OBJECTIVE →
In the entries below, find the line containing "What TikZ code" and the line containing "(7,10) -- (1067,10);". Copy those two lines and everything between them exactly, without the pictures.

RECORDS FOR THE EXERCISE →
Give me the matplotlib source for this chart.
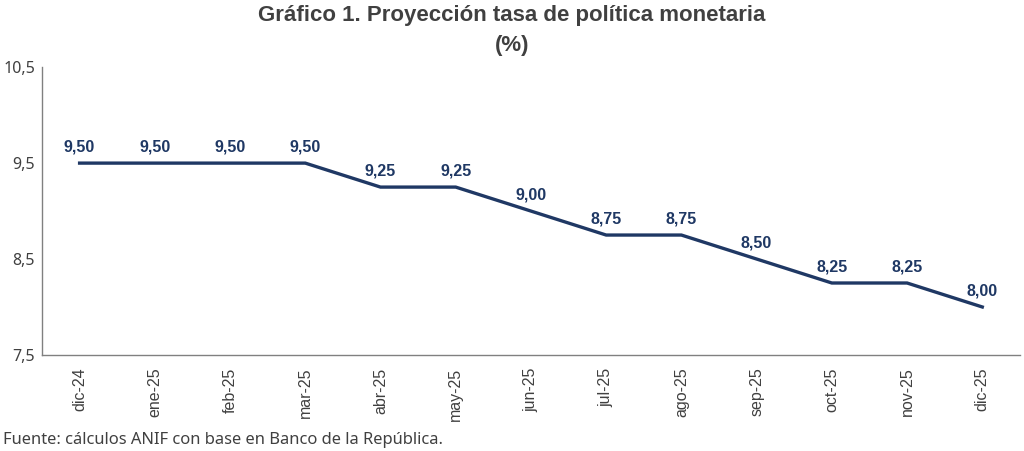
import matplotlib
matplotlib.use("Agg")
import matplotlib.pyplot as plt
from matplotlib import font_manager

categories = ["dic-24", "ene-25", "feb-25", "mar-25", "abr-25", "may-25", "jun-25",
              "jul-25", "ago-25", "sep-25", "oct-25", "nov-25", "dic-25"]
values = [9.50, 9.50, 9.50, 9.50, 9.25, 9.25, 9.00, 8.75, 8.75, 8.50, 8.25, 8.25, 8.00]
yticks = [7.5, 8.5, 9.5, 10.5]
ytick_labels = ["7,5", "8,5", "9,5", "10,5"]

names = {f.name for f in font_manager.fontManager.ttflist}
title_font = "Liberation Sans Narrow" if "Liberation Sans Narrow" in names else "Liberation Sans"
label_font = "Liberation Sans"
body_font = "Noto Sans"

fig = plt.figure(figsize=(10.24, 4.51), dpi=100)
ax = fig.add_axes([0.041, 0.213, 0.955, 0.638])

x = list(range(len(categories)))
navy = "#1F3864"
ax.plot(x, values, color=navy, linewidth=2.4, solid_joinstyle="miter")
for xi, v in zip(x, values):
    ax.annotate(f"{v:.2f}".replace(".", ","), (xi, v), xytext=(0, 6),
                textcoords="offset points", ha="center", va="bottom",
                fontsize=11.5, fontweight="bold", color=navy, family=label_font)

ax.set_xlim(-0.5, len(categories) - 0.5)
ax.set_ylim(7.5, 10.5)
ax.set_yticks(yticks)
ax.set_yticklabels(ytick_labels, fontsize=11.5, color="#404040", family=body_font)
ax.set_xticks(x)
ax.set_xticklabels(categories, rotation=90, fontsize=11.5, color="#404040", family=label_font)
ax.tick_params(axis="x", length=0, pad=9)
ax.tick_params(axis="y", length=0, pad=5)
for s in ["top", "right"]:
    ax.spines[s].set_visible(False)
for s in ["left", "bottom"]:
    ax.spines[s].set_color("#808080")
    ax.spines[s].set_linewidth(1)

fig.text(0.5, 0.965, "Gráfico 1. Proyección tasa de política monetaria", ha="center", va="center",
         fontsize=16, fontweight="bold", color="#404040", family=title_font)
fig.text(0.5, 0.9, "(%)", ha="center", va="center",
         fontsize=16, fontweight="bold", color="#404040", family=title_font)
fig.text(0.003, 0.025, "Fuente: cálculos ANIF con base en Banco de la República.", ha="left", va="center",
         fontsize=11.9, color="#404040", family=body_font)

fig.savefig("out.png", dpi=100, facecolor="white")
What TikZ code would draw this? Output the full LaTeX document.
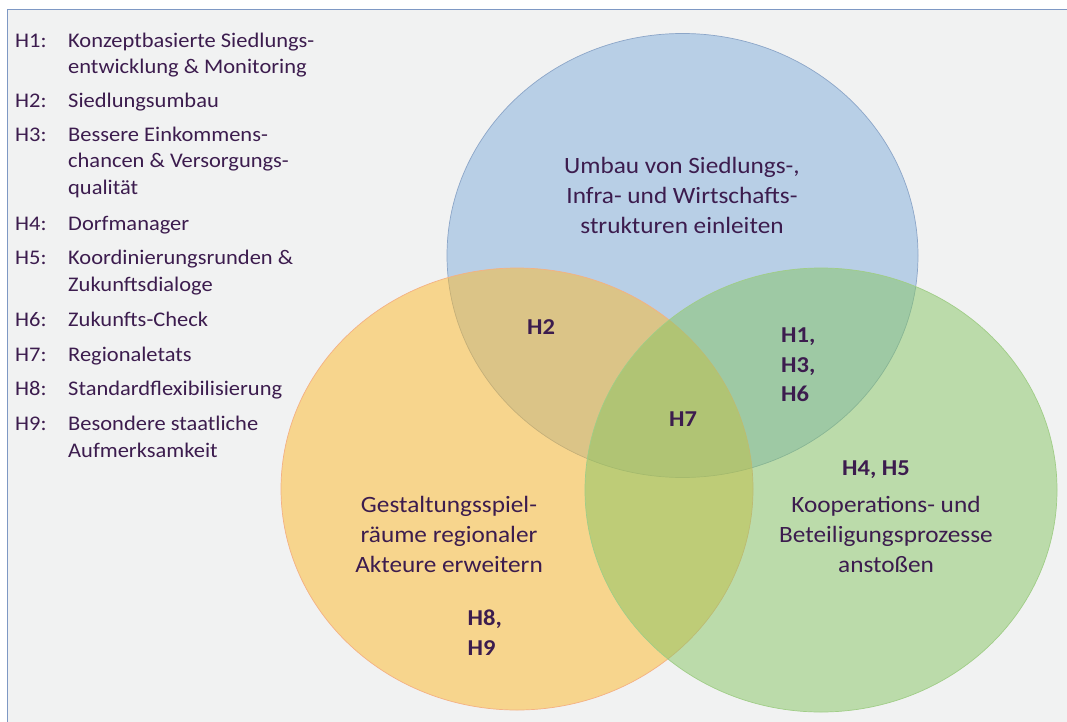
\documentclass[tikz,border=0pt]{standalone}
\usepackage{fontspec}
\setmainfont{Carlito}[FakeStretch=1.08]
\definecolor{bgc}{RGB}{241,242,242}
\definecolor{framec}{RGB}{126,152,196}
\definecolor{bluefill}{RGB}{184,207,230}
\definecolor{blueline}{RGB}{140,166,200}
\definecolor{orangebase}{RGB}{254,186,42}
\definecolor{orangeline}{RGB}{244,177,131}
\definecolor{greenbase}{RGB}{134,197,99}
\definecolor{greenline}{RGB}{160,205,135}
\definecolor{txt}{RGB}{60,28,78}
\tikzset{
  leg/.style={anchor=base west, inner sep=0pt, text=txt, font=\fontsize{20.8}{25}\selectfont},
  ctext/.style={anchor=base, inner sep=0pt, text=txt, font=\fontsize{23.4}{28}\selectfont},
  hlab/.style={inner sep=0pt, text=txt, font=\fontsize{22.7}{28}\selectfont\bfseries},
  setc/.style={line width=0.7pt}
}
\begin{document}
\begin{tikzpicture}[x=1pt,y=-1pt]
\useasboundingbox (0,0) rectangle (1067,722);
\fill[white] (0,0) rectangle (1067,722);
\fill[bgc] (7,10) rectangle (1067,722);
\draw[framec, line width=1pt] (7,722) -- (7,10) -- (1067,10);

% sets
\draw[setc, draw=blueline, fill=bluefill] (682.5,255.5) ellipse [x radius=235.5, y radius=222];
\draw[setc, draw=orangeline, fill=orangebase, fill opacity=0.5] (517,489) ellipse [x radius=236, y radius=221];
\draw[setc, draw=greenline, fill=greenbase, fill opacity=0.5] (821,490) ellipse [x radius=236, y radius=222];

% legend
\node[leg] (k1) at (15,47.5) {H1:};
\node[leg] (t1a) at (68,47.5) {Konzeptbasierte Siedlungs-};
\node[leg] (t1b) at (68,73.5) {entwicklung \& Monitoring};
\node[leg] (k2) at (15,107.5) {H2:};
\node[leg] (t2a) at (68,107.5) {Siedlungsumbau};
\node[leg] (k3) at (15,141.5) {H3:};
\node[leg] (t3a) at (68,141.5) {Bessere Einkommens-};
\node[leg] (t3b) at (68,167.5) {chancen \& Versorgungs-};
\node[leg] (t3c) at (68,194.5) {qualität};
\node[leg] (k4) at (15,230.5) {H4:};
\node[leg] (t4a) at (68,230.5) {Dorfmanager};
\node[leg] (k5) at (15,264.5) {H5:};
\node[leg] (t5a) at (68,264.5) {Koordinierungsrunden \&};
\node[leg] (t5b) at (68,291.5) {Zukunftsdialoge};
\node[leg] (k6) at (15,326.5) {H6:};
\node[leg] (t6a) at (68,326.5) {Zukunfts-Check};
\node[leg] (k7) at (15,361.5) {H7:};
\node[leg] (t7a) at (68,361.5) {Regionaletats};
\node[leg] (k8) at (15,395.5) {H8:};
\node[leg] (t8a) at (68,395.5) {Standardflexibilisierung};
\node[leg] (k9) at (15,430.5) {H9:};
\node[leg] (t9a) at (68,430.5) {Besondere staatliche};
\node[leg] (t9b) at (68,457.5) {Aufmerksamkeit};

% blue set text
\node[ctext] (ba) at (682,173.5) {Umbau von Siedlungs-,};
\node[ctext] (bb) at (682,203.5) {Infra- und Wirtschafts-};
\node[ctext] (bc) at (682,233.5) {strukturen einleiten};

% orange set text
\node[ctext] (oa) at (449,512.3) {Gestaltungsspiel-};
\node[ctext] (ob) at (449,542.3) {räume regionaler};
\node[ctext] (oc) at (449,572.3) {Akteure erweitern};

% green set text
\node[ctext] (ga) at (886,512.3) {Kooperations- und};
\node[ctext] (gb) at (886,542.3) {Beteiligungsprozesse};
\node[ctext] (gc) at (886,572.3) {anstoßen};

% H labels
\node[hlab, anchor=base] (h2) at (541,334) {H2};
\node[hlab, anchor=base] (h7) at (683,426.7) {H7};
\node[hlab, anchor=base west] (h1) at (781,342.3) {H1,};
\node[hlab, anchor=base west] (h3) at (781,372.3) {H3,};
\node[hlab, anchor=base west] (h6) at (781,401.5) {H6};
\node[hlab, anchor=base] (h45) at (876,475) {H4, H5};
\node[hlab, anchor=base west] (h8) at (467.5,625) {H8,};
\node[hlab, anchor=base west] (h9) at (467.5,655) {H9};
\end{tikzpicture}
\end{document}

EXERCISE SOLUTION →
What TikZ code would draw this? Output the full LaTeX document.
\documentclass[tikz,border=0pt]{standalone}
\usepackage{fontspec}
\setmainfont{Carlito}[FakeStretch=1.08]
\definecolor{bgc}{RGB}{241,242,242}
\definecolor{framec}{RGB}{126,152,196}
\definecolor{bluefill}{RGB}{184,207,230}
\definecolor{blueline}{RGB}{140,166,200}
\definecolor{orangebase}{RGB}{254,186,42}
\definecolor{orangeline}{RGB}{244,177,131}
\definecolor{greenbase}{RGB}{134,197,99}
\definecolor{greenline}{RGB}{160,205,135}
\definecolor{txt}{RGB}{60,28,78}
\tikzset{
  leg/.style={anchor=base west, inner sep=0pt, text=txt, font=\fontsize{20.8}{25}\selectfont},
  ctext/.style={anchor=base, inner sep=0pt, text=txt, font=\fontsize{23.4}{28}\selectfont},
  hlab/.style={inner sep=0pt, text=txt, font=\fontsize{22.7}{28}\selectfont\bfseries},
  setc/.style={line width=0.7pt}
}
\begin{document}
\begin{tikzpicture}[x=1pt,y=-1pt]
\useasboundingbox (0,0) rectangle (1067,722);
\fill[white] (0,0) rectangle (1067,722);
\fill[bgc] (7,10) rectangle (1067,722);
\draw[framec, line width=1pt] (7,722) -- (7,10) -- (1067,10);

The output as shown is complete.